作品タイトルは当初の企画案から変わって『風にのるはなし』というタイトルにしました。

―ここで、完成したばかりの作品が初めて上映されました。

伊藤:僕としては、プロセスをずっと見ているのであまり冷静に見られなかった面もありますが、最終的な映像は良くまとまっているように見えました。吉開さんのステップアップになった作品になったのでは、という印象があります。

野村辰寿(以下、野村):吉開さん自身が、不思議でふわっとした人なので、それがフィルムに焼き付いたと感じました。全編を通して指し色がきいていて、絵のつくりもかわいらしいです。自転車に乗ったときの感覚を映像に、という最初のコンセプトには辿りつけなかったかもしれませんが、それに伴ってタイトルも『自転車乗りの少女』から『風にのるはなし』に変えたことも良かったのではないでしょうか。
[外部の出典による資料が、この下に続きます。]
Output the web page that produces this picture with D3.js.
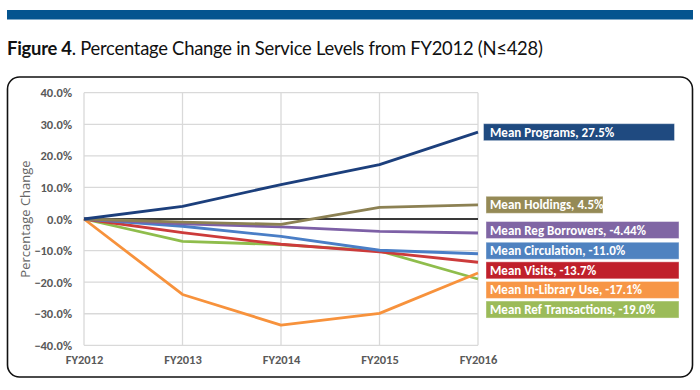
<!DOCTYPE html>
<html>
<head>
<meta charset="utf-8">
<script src="https://cdn.jsdelivr.net/npm/d3@7"></script>
<style>
  body { margin: 0; background: #fff; }
  svg { display: block; }
</style>
</head>
<body>
<div id="chart"></div>
<script>
// categories and series (percentage change from FY2012)
var years = ["FY2012", "FY2013", "FY2014", "FY2015", "FY2016"];
var yTicks = [-40, -30, -20, -10, 0, 10, 20, 30, 40];

var seriesNames = ["Mean Programs", "Mean Holdings", "Mean Reg Borrowers", "Mean Circulation",
  "Mean Visits", "Mean In-Library Use", "Mean Ref Transactions"];
var endLabels = ["27.5%", "4.5%", "-4.44%", "-11.0%", "-13.7%", "-17.1%", "-19.0%"];

var programs     = [0, 4.0, 10.9, 17.2, 27.5];
var holdings     = [0, -1.0, -1.7, 3.7, 4.5];
var regBorrowers = [0, -1.5, -2.5, -3.9, -4.44];
var circulation  = [0, -2.3, -5.5, -9.9, -11.0];
var visits       = [0, -4.3, -8.0, -10.4, -13.7];
var inLibrary    = [0, -23.9, -33.6, -29.9, -17.1];
var refTrans     = [0, -7.1, -8.1, -10.1, -19.0];

var lineColors = ["#1c3f7c", "#8c8153", "#7d60a6", "#4a7ec6", "#cc3b3b", "#f7923c", "#8fbd4c"];
var boxColors  = ["#1f4a80", "#958a56", "#8066a4", "#4f82c0", "#c0202b", "#f79646", "#9bbb59"];

var allSeries = [programs, holdings, regBorrowers, circulation, visits, inLibrary, refTrans];

var W = 700, H = 390;
var svg = d3.select("#chart").append("svg")
  .attr("width", W).attr("height", H);

// top banner bar
svg.append("rect").attr("x", 7).attr("y", 10).attr("width", 686).attr("height", 9.5)
  .attr("fill", "#04548f");

// title
var title = svg.append("text").attr("x", 7).attr("y", 55)
  .attr("font-family", "Lato, 'Noto Sans', sans-serif").attr("font-size", 18.4)
  .attr("letter-spacing", -0.25).attr("fill", "#111");
title.append("tspan").attr("font-weight", "bold").text("Figure 4");
title.append("tspan").text(". Percentage Change in Service Levels from FY2012 (N\u2264428)");

// frame
svg.append("rect").attr("x", 7.5).attr("y", 77).attr("width", 685).attr("height", 300)
  .attr("rx", 12).attr("fill", "none").attr("stroke", "#111").attr("stroke-width", 1.6);

var margin = {left: 84, top: 92.7, right: 478, bottom: 345.3};

var x = d3.scalePoint()
  .domain(years)
  .range([margin.left, margin.right]);

var y = d3.scaleLinear()
  .domain([-40, 40])
  .range([margin.bottom, margin.top]);

var font = "Calibri, Carlito, 'Open Sans', sans-serif";

// horizontal gridlines
svg.append("g")
  .selectAll("line")
  .data(yTicks)
  .enter()
  .append("line")
  .attr("x1", margin.left).attr("x2", margin.right)
  .attr("y1", function(d){ return y(d) }).attr("y2", function(d){ return y(d) })
  .attr("stroke", "#d9d9d9").attr("stroke-width", 1.3);

// vertical gridlines
svg.append("g")
  .selectAll("line")
  .data(years)
  .enter()
  .append("line")
  .attr("x1", function(d){ return x(d) }).attr("x2", function(d){ return x(d) })
  .attr("y1", margin.top).attr("y2", margin.bottom)
  .attr("stroke", "#d9d9d9").attr("stroke-width", 1.3);

// zero line
svg.append("line")
  .attr("x1", margin.left).attr("x2", margin.right)
  .attr("y1", y(0)).attr("y2", y(0))
  .attr("stroke", "#000").attr("stroke-width", 1.4);

// y axis labels
var yAxis = svg.append("g")
  .attr("transform", "translate(" + (margin.left - 12) + ",0)")
  .call(d3.axisLeft(y).tickValues(yTicks).tickSize(0).tickPadding(0)
    .tickFormat(function(d){ return d3.format(".1f")(d) + "%" }));
yAxis.select(".domain").remove();
yAxis.selectAll("text")
  .attr("font-family", font).attr("font-size", 12.5).attr("font-weight", "bold").attr("fill", "#595959");

// x axis labels
var xAxis = svg.append("g")
  .attr("transform", "translate(0," + (margin.bottom + 10) + ")")
  .call(d3.axisBottom(x).tickSize(0).tickPadding(0));
xAxis.select(".domain").remove();
xAxis.selectAll("text")
  .attr("font-family", font).attr("font-size", 12.5).attr("font-weight", "bold").attr("fill", "#595959");

// y axis title
svg.append("text")
  .attr("transform", "translate(30," + y(0) + ") rotate(-90)")
  .attr("text-anchor", "middle")
  .attr("font-family", "'Open Sans', sans-serif").attr("font-size", 13).attr("fill", "#666")
  .text("Percentage Change");

// lines
var line = d3.line()
  .x(function(d, i){ return x(years[i]) })
  .y(function(d){ return y(d) });

// draw order: lowest visual priority first
var drawOrder = [6, 5, 4, 3, 2, 1, 0];
svg.append("g")
  .selectAll("path")
  .data(drawOrder)
  .enter()
  .append("path")
  .attr("d", function(k){ return line(allSeries[k]) })
  .attr("fill", "none")
  .attr("stroke", function(k){ return lineColors[k] })
  .attr("stroke-width", 2.8)
  .attr("stroke-linejoin", "round");

// end labels, pushed apart so they don't overlap
var gap = 19.6;
var labelY = allSeries.map(function(s){ return y(s[s.length - 1]) });
var order = d3.range(allSeries.length).sort(function(a, b){ return labelY[a] - labelY[b] });
for (var i = 1; i < order.length; i++) {
  var prev = labelY[order[i - 1]];
  if (labelY[order[i]] < prev + gap) labelY[order[i]] = prev + gap;
}
// lift the crowded bottom group a little
for (var j = 2; j < order.length; j++) labelY[order[j]] -= 3;

var boxRight = [677, 603, 679, 679, 679, 679, 679];
var labels = svg.append("g")
  .selectAll("g")
  .data(d3.range(allSeries.length))
  .enter()
  .append("g")
  .attr("transform", function(k){ return "translate(486," + labelY[k] + ")" });

labels.append("rect")
  .attr("x", function(k){ return k == 0 ? -2.5 : 0 })
  .attr("y", -8.5)
  .attr("width", function(k){ return boxRight[k] - 486 })
  .attr("height", 17)
  .attr("fill", function(k){ return boxColors[k] })
  .attr("stroke", "#fff").attr("stroke-opacity", 0.4);

labels.append("text")
  .attr("x", 4).attr("y", 4.5)
  .attr("font-family", font).attr("font-size", 13).attr("font-weight", "bold").attr("fill", "#fff")
  .text(function(k){ return seriesNames[k] + ", " + endLabels[k] });
</script>
</body>
</html>
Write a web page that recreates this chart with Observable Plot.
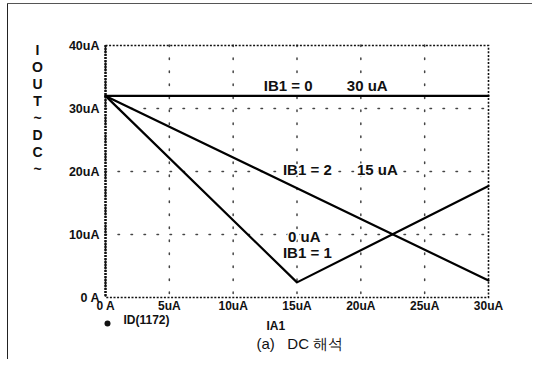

吉開:今回この発表の場で作品を流すまで、自分自身でもどのような感想を持っていいかわかりませんでした。編集をして、音をつけて、色をつけて、と段階を経て徐々に咀嚼できるようになりました。

アドバイザーによる総括のコメント

伊藤:この支援事業で企画を採択することには色々な切り口があります。支援をすることで世界を広げてもらいたいということや、我々アドバイザーとの面接が機能して作品を発展してもらいたい、などといった切り口です。今回採択された方々は、作家としての通過点としてきちんとこの事業が機能したという気がします。このまま作品をつくり続けていってもらいたいです。

野村:以前審査委員として関わった「文化庁メディア芸術祭」は、アート、エンターテインメント、アニメーション、マンガといった複合的なジャンルを扱い、価値や基準が混在している面白さがあります。私が専門としているアニメーション分野は表現のフレームとしては分かりやすいですが、一方でアート分野はこれを表現として昇華させるのか、といつも驚かされます。今回採択された人たちも、これまで見たことのないものを見せることを期待されたと思いますが、それが形になったのではないでしょうか。

畠中:この事業では、私はおもにメディアアート分野を担当することが多いのですが、何を評価し、アドバイスしていくか、という点で、完成に向かうことはもちろん、その人が何に対してチャレンジをしているのかを見ています。既存の枠組みでつくる作品ではなく、まったく新しい取り組みに対して力になれたらいいと思っています。今日成果発表された作品にはそうした要素がありました。ある程度の完成度、到達点までいったという感触もあります。

遠藤:僕はお三方とは少し違う立場で、技術的な面を見ることが多くあります。エンターテインメントプロデューサーとしての立場から、見た人が面白いと思わなければつくる意味はないと思っています。そういう意味でも、基本的に支援を受けたら必ず作品を完成してほしいですし、見る人がどう感じるかを第一に考えて作品をつくってほしいと思います。

―成果プレゼンテーションは終わりましたが、それぞれの作品の完成はこれからです。完成した作品の発表についても今後随時ご紹介していく予定です。